8. Hardtop convertibles

Sometimes called "pillarless hardtops," hardtop convertibles were built without a central roof pillar so they would look like a convertible with the top raised. Along with other design excesses like tailfins, they became popular in the 1950s when annual styling changes had designers searching for new ideas, and the style spread to four-doors and even station wagons. But hardtops are inherently less rigid, and they needed to be reinforced with a heavier structure. The hardtop convertible began to disappear in the mid-1970s, partly out of a concern about federal safety regulations, and the 1978 Chrysler Newport and New Yorker became the last true hardtops. Today manufacturers today like to mimic the style by blacking out the central pillar instead of eliminating it.

9. 85 mph speedometers

Remember the "Double Nickel?" That was the federal law passed in 1974 that prohibited speed limits higher than 55 mph as a fuel-saving measure. Five years later during the Carter administration, NHTSA required speedometers include a special emphasis on the number 55 to keep drivers focused on the legal rate and forbid them from registering a maximum speed above 85 mph. The speedometer limits didn't govern the speed of the car, though, and the 85 mph max looked pretty silly on cars like the Chevy Corvette. NHTSA began rolling back the regulation in 1981 after discovering it did little to change driver behavior.

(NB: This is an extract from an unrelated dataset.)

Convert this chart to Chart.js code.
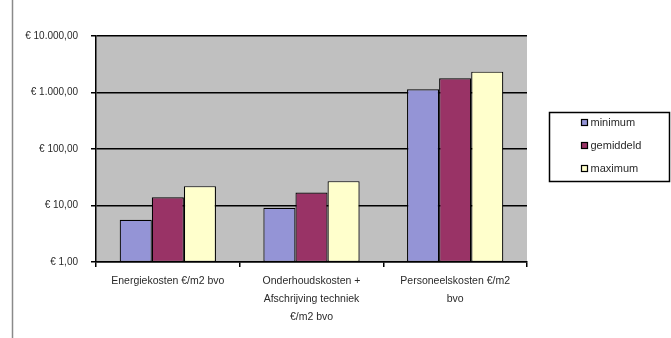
<!DOCTYPE html>
<html>
<head>
<meta charset="utf-8">
<script src="https://cdn.jsdelivr.net/npm/chart.js@4"></script>
<style>
    html, body { margin: 0; padding: 0; background: #ffffff; }
    #wrap { position: relative; width: 671px; height: 338px; }
</style>
</head>
<body>
<div id="wrap"><canvas id="cost-chart"></canvas></div>
<script>
const CATEGORIES = [
    "Energiekosten €/m2 bvo",
    ["Onderhoudskosten +", "Afschrijving techniek", "€/m2 bvo"],
    ["Personeelskosten €/m2", "bvo"]
];
const SERIES_NAMES = ["minimum", "gemiddeld", "maximum"];
const MINIMUM = [5.6, 9.1, 1140];
const GEMIDDELD = [14, 17, 1780];
const MAXIMUM = [22, 27, 2340];
const Y_TICKS = [1, 10, 100, 1000, 10000];

const COLORSET = ["#9494d6", "#993366", "#ffffcc"];
const PLOTCOLOR = "#c0c0c0";
const TEXTCOLOR = "#2a2a2a";
const FONT = "'Liberation Sans', Arial, sans-serif";

function euro(v) {
    const parts = Math.round(v).toString().replace(/\B(?=(\d{3})+(?!\d))/g, ".");
    return "€ " + parts + ",00";
}

const plotBackground = {
    id: "plotBackground",
    beforeDraw(chart) {
        const ctx = chart.ctx;
        const a = chart.chartArea;
        ctx.save();
        ctx.fillStyle = PLOTCOLOR;
        ctx.fillRect(a.left, a.top, a.right - a.left, a.bottom - a.top);
        // frame line on the left of the picture
        ctx.strokeStyle = "#8a8a8a";
        ctx.lineWidth = 1.5;
        ctx.beginPath();
        ctx.moveTo(12.5, 0);
        ctx.lineTo(12.5, chart.height);
        ctx.stroke();
        ctx.restore();
    }
};

const boxLegend = {
    id: "boxLegend",
    afterDraw(chart) {
        const ctx = chart.ctx;
        const x = 549.5, y = 112.5, w = 120, h = 69;
        ctx.save();
        ctx.fillStyle = "#ffffff";
        ctx.fillRect(x, y, w, h);
        ctx.strokeStyle = "#000000";
        ctx.lineWidth = 1.5;
        ctx.strokeRect(x, y, w, h);
        ctx.font = "11px " + FONT;
        ctx.textBaseline = "middle";
        chart.data.datasets.forEach((ds, i) => {
            const cy = y + 10 + i * 23;
            ctx.fillStyle = ds.backgroundColor;
            ctx.fillRect(x + 32, cy - 3, 6, 6);
            ctx.lineWidth = 1.2;
            ctx.strokeRect(x + 32, cy - 3, 6, 6);
            ctx.fillStyle = TEXTCOLOR;
            ctx.fillText(ds.label, x + 41, cy);
        });
        ctx.restore();
    }
};

const ctx = document.querySelector("#cost-chart").getContext("2d");
const configuration = {
    type: "bar",
    data: {
        labels: CATEGORIES,
        datasets: [
            { label: SERIES_NAMES[0], data: MINIMUM, backgroundColor: COLORSET[0] },
            { label: SERIES_NAMES[1], data: GEMIDDELD, backgroundColor: COLORSET[1] },
            { label: SERIES_NAMES[2], data: MAXIMUM, backgroundColor: COLORSET[2] }
        ]
    },
    options: {
        responsive: true,
        maintainAspectRatio: false,
        animation: false,
        borderColor: "#000000",
        borderWidth: 1.2,
        borderSkipped: false,
        datasets: {
            bar: {
                barPercentage: 1,
                categoryPercentage: 0.67
            }
        },
        layout: {
            padding: { left: 0, right: 144, top: 36, bottom: 0 }
        },
        scales: {
            x: {
                offset: true,
                grid: {
                    offset: true,
                    drawOnChartArea: false,
                    drawTicks: true,
                    tickLength: 5,
                    color: "#000000",
                    lineWidth: 1.5
                },
                border: { color: "#000000", width: 1.5 },
                ticks: {
                    color: TEXTCOLOR,
                    padding: 5,
                    maxRotation: 0,
                    autoSkip: false,
                    font: { family: FONT, size: 10.5, lineHeight: 1.7 }
                },
                afterFit(scale) { scale.height = 76; }
            },
            y: {
                type: "logarithmic",
                min: 1,
                max: 10000,
                afterBuildTicks(scale) {
                    scale.ticks = Y_TICKS.map(v => ({ value: v }));
                },
                grid: {
                    color: "#000000",
                    lineWidth: 1.5,
                    tickLength: 5
                },
                border: { color: "#000000", width: 1.5 },
                ticks: {
                    color: TEXTCOLOR,
                    padding: 13,
                    font: { family: FONT, size: 10 },
                    callback: v => euro(v)
                },
                afterFit(scale) { scale.width = 96; }
            }
        },
        plugins: {
            legend: { display: false },
            tooltip: { enabled: false }
        }
    },
    plugins: [plotBackground, boxLegend]
};
new Chart(ctx, configuration);
</script>
</body>
</html>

Today, speedometers routinely go to 160 mph, even though the maximum allowable speed limit is less than half that.

10. Spare tires

As manufacturers search for ways to reduce cost and weight, the full-size spare tire is headed the way of the passenger pigeon. Tires may still go flat, but cars will be equipped with donut spares or motorized patch kits or sometimes nothing at all. Run-flat tires, with either automatic sealing or reinforced sidewalls, can fill some of the void, but they are more expensive and compromise ride quality. Nobody enjoys extracting a dirty spare from the under-carriage of a minivan or figuring out how to operate an unfamiliar jacking system, but there was a certain security in knowing that you could always find your way home after a flat no matter the day or time.

11. Hinged vent windows

To fill that awkward space between the windshield pillar and the movable window itself, some engineer lost to memory created the tilt or hinged vent window. Much beloved by tobacco lovers because of its ability to suck smoke out of the car, they began to vanish on passenger cars in the 1960s as air conditioning became more popular and designers looked for ways to reduce weight and get a cleaner look. Their extinction would be mourned by forgetful drivers who used them for easy entry after locking their keys inside.